Pankaj:At the level of political parties or governments, there is a new relationship between Israel and India but I think it will be a mistake to underestimate the depth of pro-Palestinian sentiment within the Indian population. I don’t think that can be measured by opinion polls that take into account mostly an urban if not large metropolitan population in India. I certainly don’t think it can be assessed by taking into account the views and opinions of major politicians whether in this country or Israel. India has traditionally been a supporter of the Palestinian cause, not just at the government level but also at the popular level. I don’t think that reality has changed a great deal, not even after 10 years of BJP rule in this country.

Nisar: You speak about Palestine being a 'colour issue' as pointed out by George Orwell in 1945. Could you share some of your thoughts on this aspect of the conflict?

Pankaj:It was identified as a 'colour issue' at a time when most of the world was dominated by white European and colonial powers.
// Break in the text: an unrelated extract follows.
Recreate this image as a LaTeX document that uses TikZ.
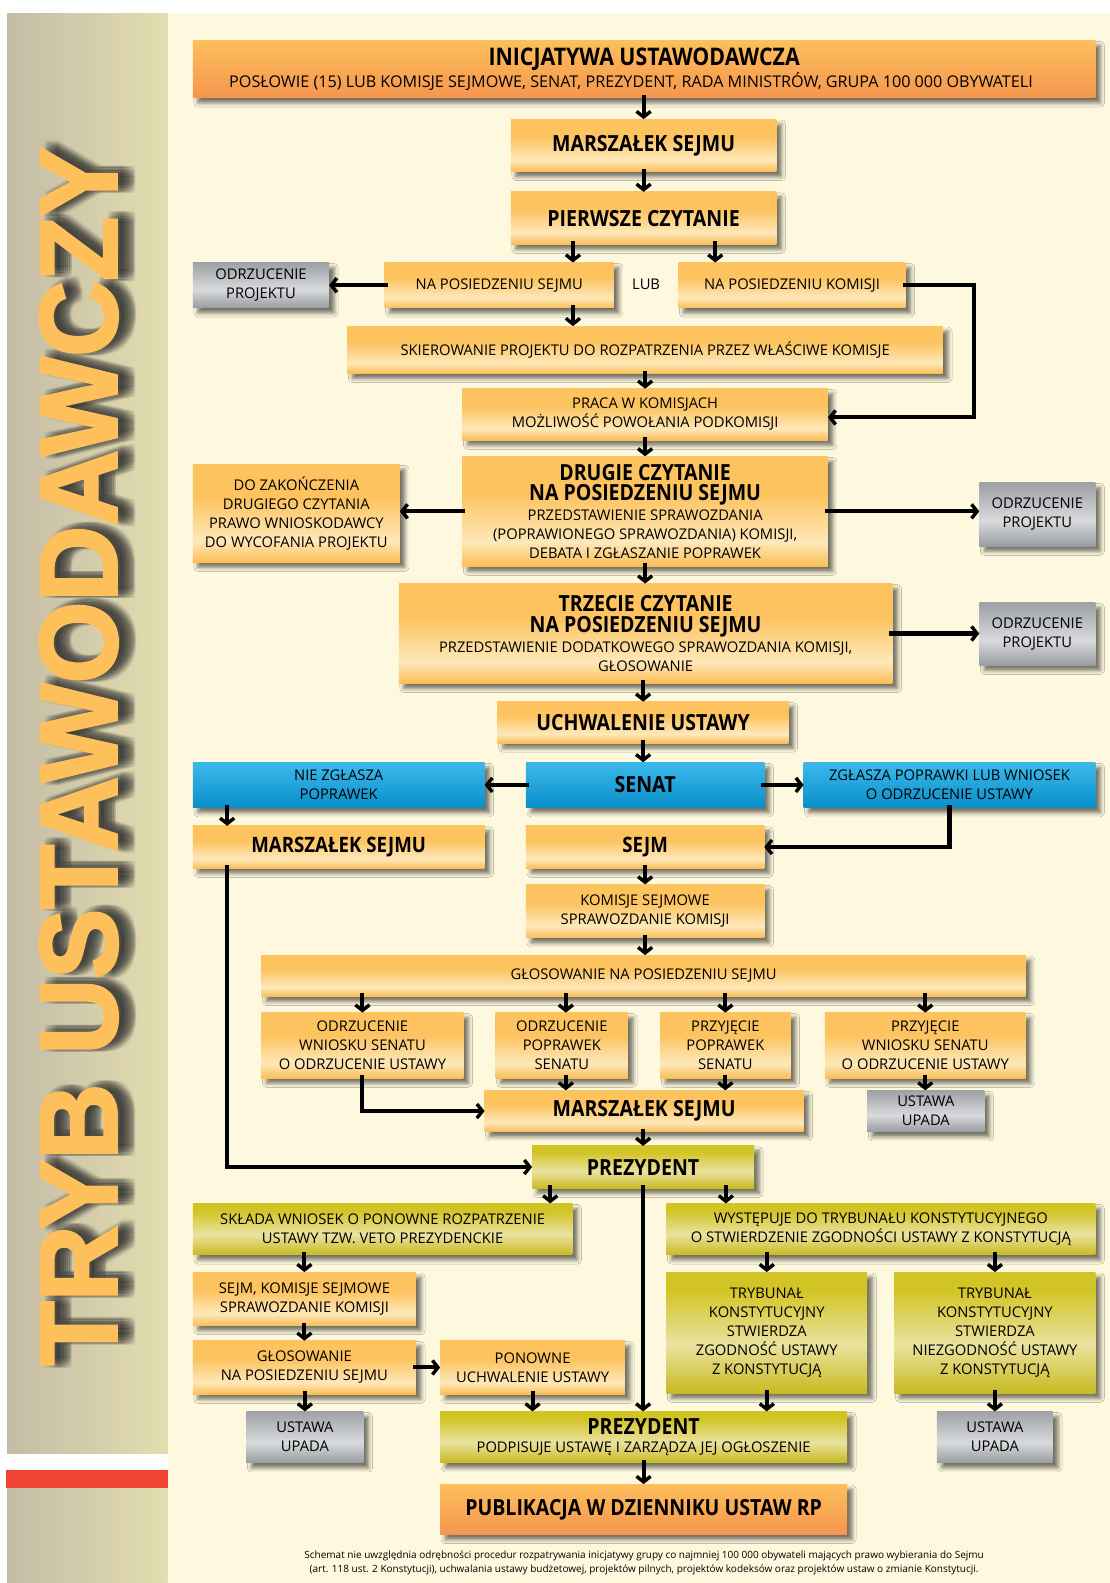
\documentclass[tikz,border=0pt]{standalone}
\usepackage{fontspec}
\setmainfont{Open Sans}
\newfontfamily\tfont{Open Sans}[FakeStretch=0.88]
\newfontfamily\bigfont{Liberation Sans}[BoldFeatures={FakeBold=2.5}]
\usetikzlibrary{arrows.meta,shadows.blur,calc}
\definecolor{cream}{HTML}{FEF9DE}
\definecolor{barL}{HTML}{C4BCA6}
\definecolor{barR}{HTML}{E3DDB0}
\definecolor{redband}{HTML}{EF4433}
\definecolor{titleor}{HTML}{FDC05A}
\definecolor{oTop}{HTML}{FCC35F}
\definecolor{oMid}{HTML}{FEE8BA}
\definecolor{oBot}{HTML}{FBBD54}
\definecolor{bgTop}{HTML}{FDBF5B}
\definecolor{bgBot}{HTML}{F5954E}
\definecolor{blTop}{HTML}{3BB9EA}
\definecolor{blMid}{HTML}{27ACE2}
\definecolor{blBot}{HTML}{0A8FCB}
\definecolor{yTop}{HTML}{D2C424}
\definecolor{yMid}{HTML}{EAE2A0}
\definecolor{yBot}{HTML}{C8BA1E}
\definecolor{gTop}{HTML}{9EA1A5}
\definecolor{gMid}{HTML}{D8DADC}
\definecolor{gBot}{HTML}{999CA0}
\pgfdeclareverticalshading{oshade}{100bp}{color(0bp)=(oBot); color(25bp)=(oBot); color(36bp)=(oMid); color(58bp)=(oTop); color(75bp)=(oTop); color(100bp)=(oTop)}
\pgfdeclareverticalshading{yshade}{100bp}{color(0bp)=(yBot); color(25bp)=(yBot); color(45bp)=(yMid); color(68bp)=(yTop); color(75bp)=(yTop); color(100bp)=(yTop)}
\pgfdeclareverticalshading{gshade}{100bp}{color(0bp)=(gBot); color(25bp)=(gBot); color(45bp)=(gMid); color(75bp)=(gTop); color(100bp)=(gTop)}
\newcommand\nf{\normalfont\fontsize{14.6}{18.7}\selectfont}
\newcommand\tb{\tfont\bfseries\fontsize{22}{23}\selectfont}
\newcommand\tbs{\tfont\bfseries\fontsize{21}{22}\selectfont}
\newcommand\mybox[7]{\node[#1, minimum width={#4-#2}, minimum height={#5-#3}] (#6) at ({(#2+#4)/2},{(#3+#5)/2}) {#7};}
\tikzset{
  box/.style={rectangle, inner sep=2pt, outer sep=0pt, align=center, text=black,
    font=\nf,
    blur shadow={shadow xshift=5pt, shadow yshift=-5pt, shadow blur radius=4pt, shadow opacity=55}},
  obox/.style={box, shading=oshade},
  bigo/.style={box, top color=bgTop, bottom color=bgBot},
  bbox/.style={box, top color=blTop, middle color=blMid, bottom color=blBot},
  ybox/.style={box, shading=yshade},
  gbox/.style={box, shading=gshade},
  arr/.style={draw=black, line width=4pt, -{Straight Barb[length=5.5pt,width=14pt,line width=3.4pt]}, shorten <=-3pt},
}
\begin{document}
\begin{tikzpicture}[x=1pt,y=-1pt]
\useasboundingbox (0,0) rectangle (1099,1568);
\fill[white] (0,0) rectangle (1099,1568);
\fill[cream] (166,13) rectangle (1099,1568);
\shade[left color=barL, right color=barR] (7,13) rectangle (166,1568);
\fill[white] (7,1440) rectangle (166,1456);
\fill[redband] (6,1456) rectangle (166,1474);
% big title with soft shadow
\foreach \dx in {5,7,9,11,13,15,17}
  \foreach \dy in {-7,-4,-1,2}
    \node[rotate=90, inner sep=0pt, text=black!80, text opacity=0.055] at (78+\dx,749+\dy) {\resizebox{1206pt}{76pt}{\bigfont\bfseries TRYB USTAWODAWCZY}};
\node[rotate=90, inner sep=0pt, text=titleor] (title) at (78,749) {\resizebox{1206pt}{76pt}{\bigfont\bfseries TRYB USTAWODAWCZY}};

% boxes
\mybox{bigo}{191}{40}{1085}{97}{init}{\tfont\bfseries\fontsize{24}{25}\selectfont INICJATYWA USTAWODAWCZA\\[1pt] \normalfont\fontsize{16}{19}\selectfont POSŁOWIE (15) LUB KOMISJE SEJMOWE, SENAT, PREZYDENT, RADA MINISTRÓW, GRUPA 100 000 OBYWATELI\hspace*{26pt}}
\mybox{obox}{506}{118}{769}{170}{marsz1}{\tb MARSZAŁEK SEJMU}
\mybox{obox}{506}{190}{769}{242}{pierw}{\tb PIERWSZE CZYTANIE}
\mybox{obox}{381}{260}{608}{305}{npsejm}{NA POSIEDZENIU SEJMU}
\mybox{obox}{672}{260}{897}{305}{npkom}{NA POSIEDZENIU KOMISJI}
\mybox{gbox}{191}{260}{326}{305}{odrz1}{ODRZUCENIE\\PROJEKTU}
\node[font=\nf] (lub) at (640,282) {LUB};
\mybox{obox}{344}{323}{934}{370}{skier}{SKIEROWANIE PROJEKTU DO ROZPATRZENIA PRZEZ WŁAŚCIWE KOMISJE}
\mybox{obox}{458}{385}{820}{436}{praca}{PRACA W KOMISJACH\\MOŻLIWOŚĆ POWOŁANIA PODKOMISJI}
\mybox{obox}{458}{452}{820}{561}{drugie}{\tb DRUGIE CZYTANIE\\[2pt] \tb NA POSIEDZENIU SEJMU\\[1pt] \nf PRZEDSTAWIENIE SPRAWOZDANIA\\ \nf (POPRAWIONEGO SPRAWOZDANIA) KOMISJI,\\ \nf DEBATA I ZGŁASZANIE POPRAWEK}
\mybox{obox}{191}{460}{396}{557}{dozak}{DO ZAKOŃCZENIA\\DRUGIEGO CZYTANIA\\PRAWO WNIOSKODAWCY\\DO WYCOFANIA PROJEKTU}
\mybox{gbox}{970}{478}{1085}{541}{odrz2}{ODRZUCENIE\\PROJEKTU}
\mybox{obox}{395}{578}{884}{677}{trzecie}{\tb TRZECIE CZYTANIE\\[2pt] \tb NA POSIEDZENIU SEJMU\\[1pt] \nf PRZEDSTAWIENIE DODATKOWEGO SPRAWOZDANIA KOMISJI,\\ \nf GŁOSOWANIE}
\mybox{gbox}{970}{597}{1085}{659}{odrz3}{ODRZUCENIE\\PROJEKTU}
\mybox{obox}{493}{695}{781}{736}{uchw}{\tb UCHWALENIE USTAWY}
\mybox{bbox}{521}{755}{757}{800}{senat}{\tb SENAT}
\mybox{bbox}{191}{755}{480}{800}{nie}{NIE ZGŁASZA\\POPRAWEK}
\mybox{bbox}{796}{755}{1085}{800}{zgl}{ZGŁASZA POPRAWKI LUB WNIOSEK\\O ODRZUCENIE USTAWY}
\mybox{obox}{191}{818}{480}{860}{marsz2}{\tbs MARSZAŁEK SEJMU}
\mybox{obox}{521}{818}{757}{860}{sejm}{\tbs SEJM}
\mybox{obox}{521}{876}{757}{929}{komis}{KOMISJE SEJMOWE\\SPRAWOZDANIE KOMISJI}
\mybox{obox}{259}{946}{1016}{987}{glos}{GŁOSOWANIE NA POSIEDZENIU SEJMU}
\mybox{obox}{259}{1003}{459}{1068}{ow}{ODRZUCENIE\\WNIOSKU SENATU\\O ODRZUCENIE USTAWY}
\mybox{obox}{491}{1003}{622}{1068}{op}{ODRZUCENIE\\POPRAWEK\\SENATU}
\mybox{obox}{654}{1003}{783}{1068}{pp}{PRZYJĘCIE\\POPRAWEK\\SENATU}
\mybox{obox}{817}{1003}{1016}{1068}{pw}{PRZYJĘCIE\\WNIOSKU SENATU\\O ODRZUCENIE USTAWY}
\mybox{obox}{480}{1080}{796}{1121}{marsz3}{\tb MARSZAŁEK SEJMU}
\mybox{gbox}{859}{1080}{975}{1121}{upada1}{USTAWA\\UPADA}
\mybox{ybox}{527}{1135}{747}{1177}{prez1}{\tb PREZYDENT}
\mybox{ybox}{191}{1192}{567}{1243}{sklada}{SKŁADA WNIOSEK O PONOWNE ROZPATRZENIE\\USTAWY TZW. VETO PREZYDENCKIE}
\mybox{ybox}{660}{1192}{1085}{1243}{wyst}{WYSTĘPUJE DO TRYBUNAŁU KONSTYTUCYJNEGO\\O STWIERDZENIE ZGODNOŚCI USTAWY Z KONSTYTUCJĄ}
\mybox{obox}{191}{1260}{412}{1313}{sejmk}{SEJM, KOMISJE SEJMOWE\\SPRAWOZDANIE KOMISJI}
\mybox{obox}{191}{1328}{412}{1381}{glos2}{GŁOSOWANIE\\NA POSIEDZENIU SEJMU}
\mybox{obox}{436}{1328}{619}{1381}{ponow}{PONOWNE\\UCHWALENIE USTAWY}
\mybox{gbox}{244}{1398}{360}{1449}{upada2}{USTAWA\\UPADA}
\mybox{ybox}{660}{1260}{859}{1380}{tk1}{TRYBUNAŁ\\KONSTYTUCYJNY\\STWIERDZA\\ZGODNOŚĆ USTAWY\\Z KONSTYTUCJĄ}
\mybox{ybox}{886}{1260}{1085}{1380}{tk2}{TRYBUNAŁ\\KONSTYTUCYJNY\\STWIERDZA\\NIEZGODNOŚĆ USTAWY\\Z KONSTYTUCJĄ}
\mybox{ybox}{436}{1398}{839}{1449}{prez2}{\tb PREZYDENT\\[-1pt] \nf PODPISUJE USTAWĘ I ZARZĄDZA JEJ OGŁOSZENIE}
\mybox{gbox}{928}{1398}{1043}{1449}{upada3}{USTAWA\\UPADA}
\mybox{bigo}{436}{1470}{839}{1520}{publ}{\tb PUBLIKACJA W DZIENNIKU USTAW RP}

\node[font=\fontsize{9.9}{13.8}\selectfont, align=center, inner sep=0pt] (note) at (638,1548) {Schemat nie uwzględnia odrębności procedur rozpatrywania inicjatywy grupy co najmniej 100 000 obywateli mających prawo wybierania do Sejmu\\(art. 118 ust. 2 Konstytucji), uchwalania ustawy budżetowej, projektów pilnych, projektów kodeksów oraz projektów ustaw o zmianie Konstytucji.};

% connectors
\draw[arr] (init.south -| marsz1.north) -- (marsz1.north);
\draw[arr] (marsz1.south) -- (pierw.north);
\draw[arr] ([xshift=-70]pierw.south) -- ([xshift=-70]pierw.south |- npsejm.north);
\draw[arr] ([xshift=71]pierw.south) -- ([xshift=71]pierw.south |- npkom.north);
\draw[arr] (npsejm.west) -- (odrz1.east);
\draw[arr] ([xshift=73]npsejm.south) -- ([xshift=73]npsejm.south |- skier.north);
\draw[arr] (skier.south -| praca.north) -- (praca.north);
\draw[arr] (npkom.east) -- ++(68,0) |- ([yshift=-3pt]praca.east);
\draw[arr] (praca.south) -- (drugie.north);
\draw[arr] (drugie.west) -- (drugie.west -| dozak.east);
\draw[arr] (drugie.east) -- (drugie.east -| odrz2.west);
\draw[arr] (drugie.south) -- (drugie.south |- trzecie.north);
\draw[arr] (trzecie.east) -- (trzecie.east -| odrz3.west);
\draw[arr] (trzecie.south -| uchw.north) -- (uchw.north);
\draw[arr] (uchw.south) -- (uchw.south |- senat.north);
\draw[arr] (senat.west) -- (nie.east);
\draw[arr] (senat.east) -- (zgl.west);
\draw[arr] ([xshift=34]nie.south west) -- ([xshift=34]marsz2.north west);
\draw[arr] (zgl.south) |- (sejm.east);
\draw[arr] (sejm.south) -- (komis.north);
\draw[arr] (komis.south) -- (komis.south |- glos.north);
\draw[arr] (glos.south -| ow.north) -- (ow.north);
\draw[arr] ([xshift=4]glos.south -| op.north) -- ([xshift=4]op.north);
\draw[arr] (glos.south -| pp.north) -- (pp.north);
\draw[arr] (glos.south -| pw.north) -- (pw.north);
\draw[arr] (ow.south) |- (marsz3.west);
\draw[arr] ([xshift=4]op.south) -- ([xshift=4]op.south |- marsz3.north);
\draw[arr] (pp.south) -- (pp.south |- marsz3.north);
\draw[arr] (pw.south) -- (pw.south |- upada1.north);
\draw[arr] (marsz3.south -| prez1.north) -- (prez1.north);
\draw[arr] ([xshift=34]marsz2.south west) |- (prez1.west);
\draw[arr] ([xshift=-92]prez1.south) -- ([xshift=-92]prez1.south |- sklada.north);
\draw[arr] ([xshift=82]prez1.south) -- ([xshift=82]prez1.south |- wyst.north);
\draw[arr] (prez1.south) -- (prez1.south |- prez2.north);
\draw[arr] (sklada.south -| sejmk.north) -- (sejmk.north);
\draw[arr] (sejmk.south) -- (glos2.north);
\draw[arr] (glos2.east) -- (ponow.west);
\draw[arr] (glos2.south -| upada2.north) -- (upada2.north);
\draw[arr] (ponow.south) -- (ponow.south |- prez2.north);
\draw[arr] (wyst.south -| tk1.north) -- (tk1.north);
\draw[arr] (wyst.south -| tk2.north) -- (tk2.north);
\draw[arr] (tk1.south) -- (tk1.south |- prez2.north);
\draw[arr] (tk2.south) -- (tk2.south |- upada3.north);
\draw[arr] (prez2.south) -- (publ.north);
\end{tikzpicture}
\end{document}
And so the liberation of Palestine was seen essentially in terms of anti-colonialism or anti-white supremacism. That issue became less important in the 1950s. Many post-colonial nations emerged and white supremacy seemed to receive a setback. Even Israel started to establish relations with many African countries. But I think it has become clearer since the 1960s when Israel became a colonial power that it in many ways is closer to the white supremacist regimes than it is to any Asian or African nations. And so the colour line that was apparent during the anti-colonial struggles has reemerged.

Today we can see clearly that the biggest supporters of Israel are white supremacists in the West or places like Australia. The biggest critics of Israel are on the other side of the colour line. Race itself has emerged as a very crucial marker of identity. The defence of Israel is seen as a defence of white Western civilisation. The question (of colour) really never goes away. It can go out of sight for some time but it reappears. What Du Bois called the central problem of the 20th century has reemerged as the central problem of the 21st century.